Wolverhampton is a city I’ve only been to once before. It was in 2009 during the Frank Turner/Fake Problems/Beans On Toast tour and, whilst that show was rad, I never really took to the city itself and having been given a little time to check it out again before the show started, my opinion hasn’t changed. Alas, this isn’t a travel blog. I was there for the music and I’m glad I was.
As you may have been able to tell from my musings about this year’s Groezrock festival, I’m a pretty big fan of Dave Hause. One of the most energetic solo performers I’ve ever seen, he never fails to impress and this night was nothing different.

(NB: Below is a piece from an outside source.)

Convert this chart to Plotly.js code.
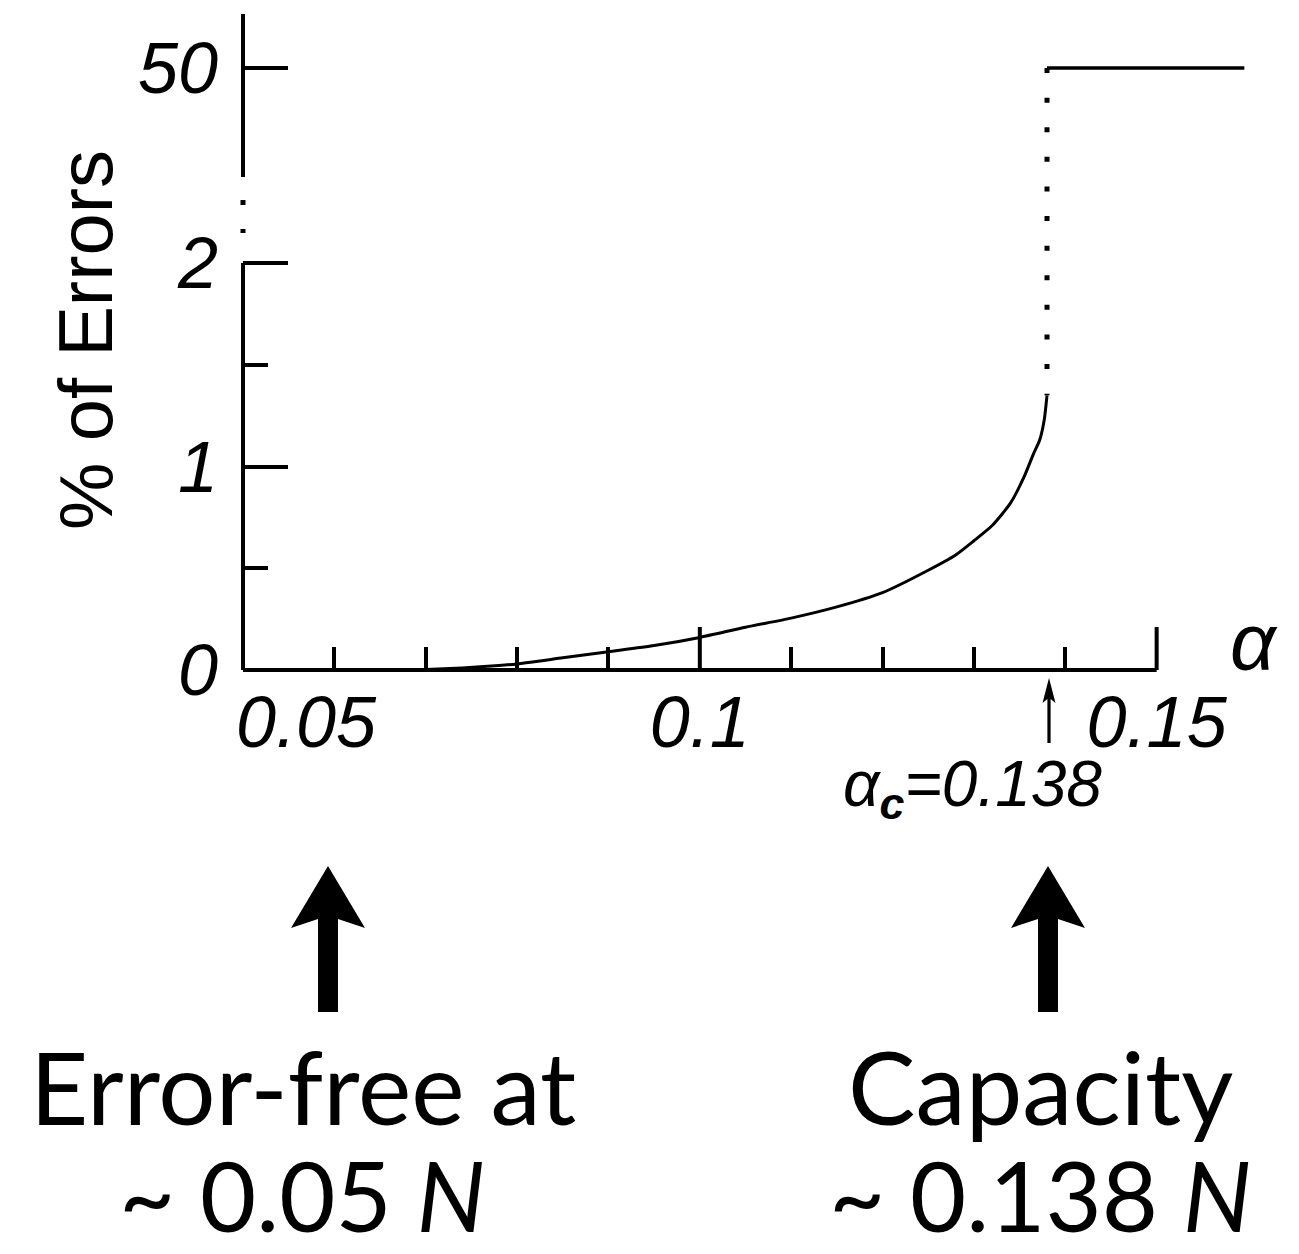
<!DOCTYPE html>
<html><head><meta charset="utf-8">
<script src="https://cdn.plot.ly/plotly-3.0.1.min.js"></script>
<style>html,body{margin:0;padding:0;background:#fff}</style>
</head><body>
<div id="chart" style="width:1299px;height:1254px"></div>
<script>
// ---- data ----
const alpha    = [0.066, 0.070, 0.074, 0.078, 0.080, 0.085, 0.090, 0.095, 0.100, 0.105, 0.110, 0.115, 0.120, 0.125, 0.128, 0.130, 0.132, 0.134, 0.1355, 0.1365, 0.1372, 0.1377, 0.1380];
const errorPct = [0.0,   0.003, 0.010, 0.022, 0.030, 0.060, 0.090, 0.120, 0.160, 0.210, 0.255, 0.310, 0.380, 0.490, 0.565, 0.635, 0.710, 0.820, 0.950, 1.060, 1.130, 1.230, 1.350];
const alphaC   = 0.138;      // capacity
const plateauPct = 50;       // % of errors above capacity
const plateauEnd = 0.1596;   // last alpha of the plateau line

const xTickVals  = [0.05, 0.1, 0.15];
const xTickText  = ["0.05", "0.1", "0.15"];
const xMinorVals = [0.06, 0.07, 0.08, 0.09, 0.11, 0.12, 0.13, 0.14];
const yTickVals  = [0, 1, 2, 50];
const yTickText  = ["0", "1", "2", "50"];
const yMinorVals = [0.5, 1.5];

// broken y axis: 0..2 linear, then a jump to 50
const BREAK = 2, TOP_POS = 2.958;
const ypos = v => v <= BREAK ? v : BREAK + (v - BREAK) * (TOP_POS - BREAK) / (plateauPct - BREAK);

// ---- layout helpers ----
const ML = 243, MR = 51, MT = 10, MB = 584, W = 1299, H = 1254;
const PW = W - ML - MR, PH = H - MT - MB;
const PX_PER_X = 9140, PX_PER_Y = 203.5, Y0PX = 670;
const xAt = px => 0.05 + (px - ML) / PX_PER_X;
const yAt = py => (Y0PX - py) / PX_PER_Y;
const px2paperX = px => (px - ML) / PW;
const px2paperY = py => (H - MB - py) / PH;

const black = '#000';
const traces = [
  {x: alpha, y: errorPct.map(ypos), mode: 'lines', line: {color: black, width: 3, shape: 'spline', smoothing: 0.6}, hoverinfo: 'skip', cliponaxis: false},
  {x: [alphaC, alphaC], y: [ypos(plateauPct), ypos(errorPct[errorPct.length - 1])], mode: 'lines',
   line: {color: black, width: 5, dash: '5px,24.6px'}, hoverinfo: 'skip', cliponaxis: false},
  {x: [alphaC, plateauEnd], y: [ypos(plateauPct), ypos(plateauPct)], mode: 'lines',
   line: {color: black, width: 3.5}, hoverinfo: 'skip', cliponaxis: false}
];

const xLabelPos = xTickVals.map(v => v === 0.05 ? xAt(306) : v);

// filled arrow polygon in paper coordinates (pixel geometry)
function arrowPath(cx, tipY, tailY, headHalfW, wingY, notchY, shaftHalfW) {
  const P = (px, py) => px2paperX(px) + ',' + px2paperY(py);
  return 'M' + P(cx, tipY) + ' L' + P(cx + headHalfW, wingY) + ' L' + P(cx + shaftHalfW, notchY) +
         ' L' + P(cx + shaftHalfW, tailY) + ' L' + P(cx - shaftHalfW, tailY) + ' L' + P(cx - shaftHalfW, notchY) +
         ' L' + P(cx - headHalfW, wingY) + ' Z';
}
const arrowShape = d => ({type: 'path', xref: 'paper', yref: 'paper', path: d, fillcolor: black, line: {width: 0}});

const axisLine = {color: black, width: 4};
const shapes = [
  {type: 'line', xref: 'x', yref: 'y domain', x0: 0.05, x1: 0.15, y0: 0, y1: 0, line: axisLine},
  {type: 'line', xref: 'x domain', yref: 'y', x0: 0, x1: 0, y0: 0, y1: 2, line: axisLine},
  {type: 'line', xref: 'x domain', yref: 'y', x0: 0, x1: 0, y0: yAt(200), y1: yAt(233), line: {color: black, width: 5, dash: '5px,24px'}},
  {type: 'line', xref: 'x domain', yref: 'y', x0: 0, x1: 0, y0: yAt(177), y1: yAt(14), line: axisLine},
  {type: 'line', xref: 'x', yref: 'y', x0: 0.1, x1: 0.1, y0: 0, y1: 43 / PX_PER_Y, line: axisLine},
  {type: 'line', xref: 'x', yref: 'y', x0: 0.15, x1: 0.15, y0: 0, y1: 43 / PX_PER_Y, line: axisLine},
  // small arrow under alpha_c
  arrowShape(arrowPath(1049, 678, 743, 6.5, 703, 699, 1.6)),
  // big arrows
  arrowShape(arrowPath(328, 866, 1012, 37, 928, 919, 10)),
  arrowShape(arrowPath(1048, 866, 1012, 37, 928, 919, 10))
];

const helv = 'Liberation Sans, Arial, Helvetica, sans-serif';
const gill = 'Lato, Open Sans, sans-serif';
const ann = (px, py, extra) => Object.assign({x: px2paperX(px), y: px2paperY(py), xref: 'paper', yref: 'paper',
  showarrow: false, xanchor: 'center', yanchor: 'middle', borderpad: 0}, extra);
const annotations = [
  ann(1254, 641, {text: 'α', font: {family: helv, size: 80, style: 'italic', color: black}}),
  ann(972, 788, {text: 'α<sub><b>c</b></sub>=0.138', font: {family: helv, size: 64, style: 'italic', color: black}}),
  ann(303, 1086, {text: 'Error-free at', font: {family: gill, size: 101, color: black}}),
  ann(302, 1194, {text: '~ 0.05 <i>N</i>', font: {family: gill, size: 97, color: black}}),
  ann(1040, 1086, {text: 'Capacity', font: {family: gill, size: 101, color: black}}),
  ann(1040, 1194, {text: '~ 0.138 <i>N</i>', font: {family: gill, size: 97, color: black}})
];

const layout = {
  width: W, height: H,
  margin: {l: ML, r: MR, t: MT, b: MB, pad: 0},
  paper_bgcolor: '#fff', plot_bgcolor: '#fff',
  showlegend: false,
  font: {family: helv, color: black},
  xaxis: {
    range: [0.05, 0.16], showline: false, showgrid: false, zeroline: false, fixedrange: true,
    tickmode: 'array', tickvals: xLabelPos, ticktext: xTickText, ticks: '',
    tickfont: {family: helv, size: 72, style: 'italic', color: black}, ticklabelstandoff: 4,
    minor: {tickmode: 'array', tickvals: xMinorVals, ticks: 'inside', ticklen: 23, tickwidth: 4, tickcolor: black, showgrid: false}
  },
  yaxis: {
    range: [0, yAt(MT)], showline: false, showgrid: false, zeroline: false, fixedrange: true,
    tickmode: 'array', tickvals: yTickVals.map(ypos), ticktext: yTickText,
    ticks: 'inside', ticklen: 45, tickwidth: 4, tickcolor: black,
    tickfont: {family: helv, size: 72, style: 'italic', color: black}, ticklabelstandoff: 24,
    minor: {tickmode: 'array', tickvals: yMinorVals, ticks: 'inside', ticklen: 25, tickwidth: 4, tickcolor: black, showgrid: false},
    title: {text: '% of Errors', font: {family: helv, size: 76, color: black}, standoff: 0}
  },
  shapes: shapes,
  annotations: annotations
};

Plotly.newPlot('chart', traces, layout, {displayModeBar: false, staticPlot: true});
</script>
</body></html>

Howvever, before all of that, it was time for Jonny Two Bags. Like Dave, I’d seen Jonny play just a few days prior in Belgium and he was great. His rock and roll infused sound is different from a lot of people playing acoustic music, but the crowd in Wolverhampton didn’t seem to care; chatting throughout and drunkenly shouting at the Social Distorition guitarist during his pretty short set.
He struggled through it and joked about how none of us could buy his music yet. The one 7” Two Bags has released as a solo performer is long sold out, but he assured us that ‘Salvation Town’, his solo full-length, was coming soon. It’s a good job too, because I really can’t get enough of Jonny. He puts a new twist on an old school sound and I really dig it.
Unfortunately, I think Jonny was struggling here. I don’t know what it was, but he didn’t look himself: He looked slightly frail as he persevered through his set, trying his best to please the braying masses waiting for Dave to take to the stage.
The thing is, when he did, this didn’t change. Throughout the night I had various groups of people talking loudly around me, which begs the question why even come to the show in the first place?!
Regardless, Dave smashed it yet again. Even a drunken woman in the front row - who seemed to be offering herself to Dave during every break in the set - couldn’t put the Loved Ones frontman off.
He played hit after hit, with the crowd singing along (when they weren’t too busy in conversation) and, just like in Belgium, the new songs were going down really well.
The crowd didn’t ease up on him one bit though, but he handled it like a pro. He took it all in his stride and used his ‘chats’ with various rowdy audience members to bridge the gaps in his set.
Loved Ones songs, a nod to both Joe Strummer and The Hold Steady (in one fine medley no less!) and his own solo tunes closed out the night and, again, left me with the feeling that Dave Hause is one of the finest purveyors of this ‘acoustic punk’ thing out there.
It’s just a shame that the crowd weren’t as on form as he was.